You may have heard it said, probably in a movie or TV show as some character takes an overly long pull on a joint, “Whoa! This isn’t regular weed”. This is medical grade!” Sorry to be the mythbuster here, but there is no qualitative difference between medical marijuana and adult-use cannabis. Flower is flower, concentrate is concentrate, edible is edible. But still, there are differences between recreational and medical weed. Let’s dig in.
What’s the Purpose?
The first difference is one of purpose. Many people come to cannabis as a tool to help with qualifying medical conditions (which vary from state-to-state), like epilepsy, HIV/AIDS, side-effects from chemotherapy, Alzheimer’s, Parkinson’s disease, and many others. Medical marijuana consumers have to receive certification from a qualifying doctor and register with their state. They may also be helped by registered caregivers.
Legal Differences between Medical and Adult-Use Cannabis
Medical cannabis consumers -- though somewhat limited by the qualifying conditions of their state -- often receive benefits that recreational consumers do not.
- Age: in some states, medical marijuana patients under the age of 21 are allowed to receive medical cannabis recommendations if a legal guardian registers as the caregiver
- Amount: as with all things cannabis, the amount of marijuana purchased each time varies from state-to-state. Quite often, medical consumers are allowed to purchase and possess more than recreational consumers
- Taxes: again, this depends on your state. For example, in Colorado, medical marijuana patients pay a 2.9 percent tax. Recreational marijuana, on the other hand, is subject to a 15 percent sales tax and a 15 percent excise tax
- Cultivation: in many states, medical marijuana consumers are allowed to grow their own. In Missouri, medical marijuana patients can grow up to 18 plants. In Michigan, the total is 60. Rec consumers are also allowed to grow their own in some states. Looking at California, medical and adult-use consumers are allowed to grow their own, but medical consumers have more leeway. Adults 21 and older in the Golden State are allowed to grow up to six plants, while medical marijuana patients can have 12 plants, six of which may be mature.
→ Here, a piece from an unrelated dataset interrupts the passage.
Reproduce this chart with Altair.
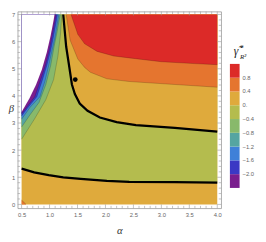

Registered caregivers are allowed to grow in a space up to 500 square feet
- Potency: once again, in some states, medical consumers are allowed to consume products with higher potency than recreational consumers. In cannabis edible land, consumers in Arizona are limited to 10 mg of THC per serving, while medical consumers are allowed to purchase higher potency products
At the risk of sounding like a broken record, the difference between what medical and recreational consumers have access to depends on the state. So do yourself a solid and familiarize yourself with your local laws.
If you regularly consume cannabis to deal with a medical condition like chronic pain, for example, and are an adult-use consumer, it may be worth your while to investigate qualifying conditions in your state and work with your doctor to become a medical marijuana patient.
Frequently Asked Questions
What’s the Difference Between Medicinal and Recreational Weed?
The primary differences between medical and recreational weed are 1) its intended use, and 2) those of access, i.e. potency, cultivation limits, age, etc.
What is Recreational Weed?
Recreational weed is cannabis available in legal states to adults 21 and older.
Is Medical Weed Cheaper Than Recreational Weed?
Medical cannabis patients in some states pay fewer taxes than adult-use consumers.